Ultimately, the response to “Starfield” may tell us more about the game industry than the game itself. The biggest and best games take years to develop, endless hours, and ballooning budgets, and after all of that, it could fail to live up to the “hype,” even if the hype was unfair from the beginning. Maybe “Starfield” isn’t just a victim of Bethesda’s success, but of the larger video game industry’s; consumer spending on video games in the US hit $47.5 billion in 2022, down from the record years of 2020 and 2021, but still above 2019. The same can’t be said of, say, the movie industry, which is still struggling to get back to pre-pandemic levels at the box office.
Needless to say, the game industry is enormous, but the best-selling games any given year are often dominated by franchise fare that fans already have a connection to, a category that “Starfield” — despite the talent behind it — doesn’t belong to. The biggest selling release of 2023 was the Harry Potter game “Hogwarts Legacy,” followed by tried-and-true new entries from “Call of Duty,” “Madden NFL,” “The Legend of Zelda,” “Diablo,” “Spider-Man,” and “Star Wars.” Sure, “Palworld” might be the biggest game in the world right now, but I’d bet its similarity to Pokémon (whether legal or not) has something to do with that.

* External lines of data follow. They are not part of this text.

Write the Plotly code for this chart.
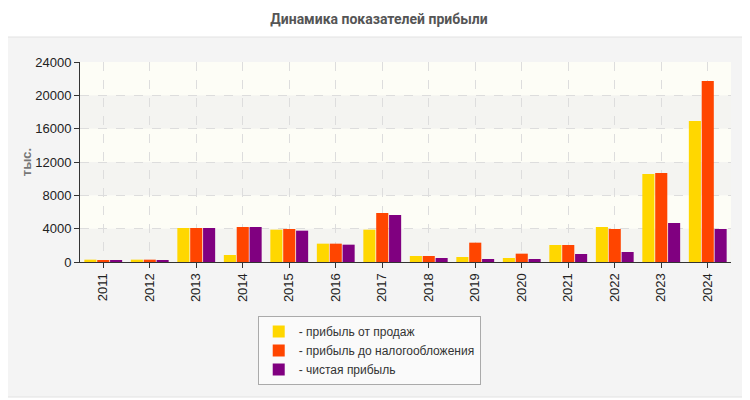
import plotly.graph_objects as go

# ─── DATOS ────────────────────────────────────────────────────────────────────
years = ["2011", "2012", "2013", "2014", "2015", "2016", "2017",
         "2018", "2019", "2020", "2021", "2022", "2023", "2024"]
sales_profit = [280, 280, 4080, 840, 3880, 2200, 3880,
                720, 600, 480, 2040, 4200, 10560, 16920]
pretax_profit = [160, 280, 4080, 4200, 3960, 2200, 5880,
                 720, 2320, 1000, 2040, 3960, 10680, 21720]
net_profit = [160, 160, 4080, 4200, 3760, 2080, 5640,
              480, 360, 360, 960, 1200, 4680, 3960]

series_names = ["- прибыль от продаж", "- прибыль до налогообложения", "- чистая прибыль"]
series_colors = ["#FFD700", "#FF4500", "#800080"]

# ─── FIGURA ───────────────────────────────────────────────────────────────────
fig = go.Figure()
for name, vals, col in zip(series_names, [sales_profit, pretax_profit, net_profit], series_colors):
    fig.add_trace(go.Bar(
        x=years, y=vals, name=name,
        marker=dict(color=col, line=dict(width=0)),
    ))

# panel gris de fondo (coordenadas paper, fuera del área de trazado)
fig.add_shape(type="rect", xref="paper", yref="paper",
              x0=-0.1198, x1=1.026, y0=-0.675, y1=1.125,
              fillcolor="#f4f4f4", line=dict(color="#e2e2e2", width=1), layer="below")
# área de trazado crema
fig.add_shape(type="rect", xref="paper", yref="paper",
              x0=0, x1=1, y0=0, y1=1,
              fillcolor="#fdfdf6", line=dict(width=0), layer="below")
# bandas alternas (rayadas en el original)
for lo in [0, 8000, 16000]:
    fig.add_shape(type="rect", xref="paper", yref="y",
                  x0=0, x1=1, y0=lo, y1=lo + 4000,
                  fillcolor="#f4f4f1", line=dict(width=0), layer="below")

fig.update_layout(
    width=742, height=392,
    margin=dict(l=72, r=19, t=54, b=138),
    paper_bgcolor="white",
    plot_bgcolor="rgba(0,0,0,0)",
    font=dict(family="Liberation Sans, Arial, sans-serif", size=13, color="#222"),
    title=dict(text="<b>Динамика показателей прибыли</b>", x=0.5, xanchor="center",
               y=0.972, yanchor="middle",
               font=dict(family="Roboto, sans-serif", size=14, color="#555")),
    barmode="group", bargap=0.17, bargroupgap=0.06,
    showlegend=True,
    legend=dict(x=0.273, xanchor="left", y=-0.27, yanchor="top",
                bgcolor="#fafafa", bordercolor="#aaaaaa", borderwidth=1,
                font=dict(size=12, color="#333"), tracegroupgap=0,
                itemwidth=30),
)

fig.update_xaxes(
    tickangle=-90, showline=True, linecolor="#333", linewidth=1,
    ticks="outside", ticklen=5, tickcolor="#333",
    showgrid=True, gridcolor="#dddddd", griddash="dash",
    tickfont=dict(size=13, color="#222"), automargin=False,
)
fig.update_yaxes(
    range=[0, 24000], tickvals=[0, 4000, 8000, 12000, 16000, 20000, 24000],
    tickformat="d", automargin=False,
    showline=True, linecolor="#333", linewidth=1,
    ticks="outside", ticklen=5, tickcolor="#333",
    showgrid=True, gridcolor="#dddddd", griddash="dash", zeroline=False,
    tickfont=dict(size=13, color="#222"),
    title=dict(text="<b>тыс.</b>", font=dict(size=13, color="#777"), standoff=0),
)

fig.write_html("out.html")
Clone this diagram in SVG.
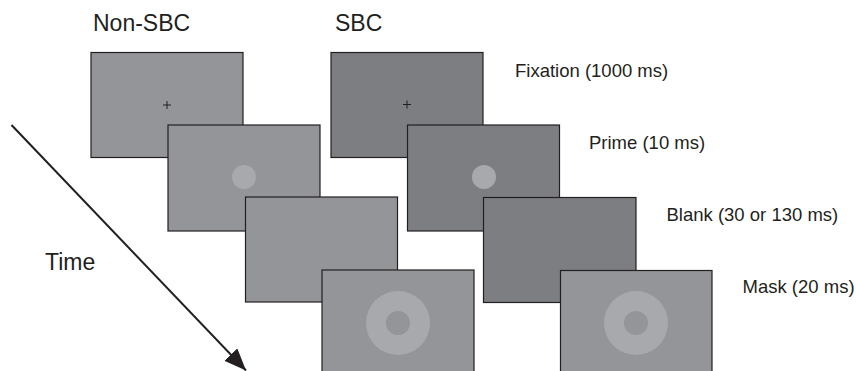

It’s interesting that Hollywood is facing a somewhat opposite effect. After more than a decade of sequels and superhero movies dominating cinemas, “Barbie” and “Super Mario” topped the box office in 2023. While they are brands with a lot of consumer goodwill, they’ve never been turned into proper big-screen films before. And “Oppenheimer” — a three-hour biopic — wasn’t far behind. Meanwhile, new releases in long-running franchises like “Fast and Furious,” “Transformers,” and even Marvel crashed and burned.
Maybe it’s hard for a big-budget original game like “Starfield” to break through in a major way these days. Then again, “Elden Ring” was the No. 2 game of 2022. Hollywood screenwriter William Goldman famously wrote in his book “Adventures in the Screen Trade” that “Nobody knows anything.” Maybe the same applies to the video game industry.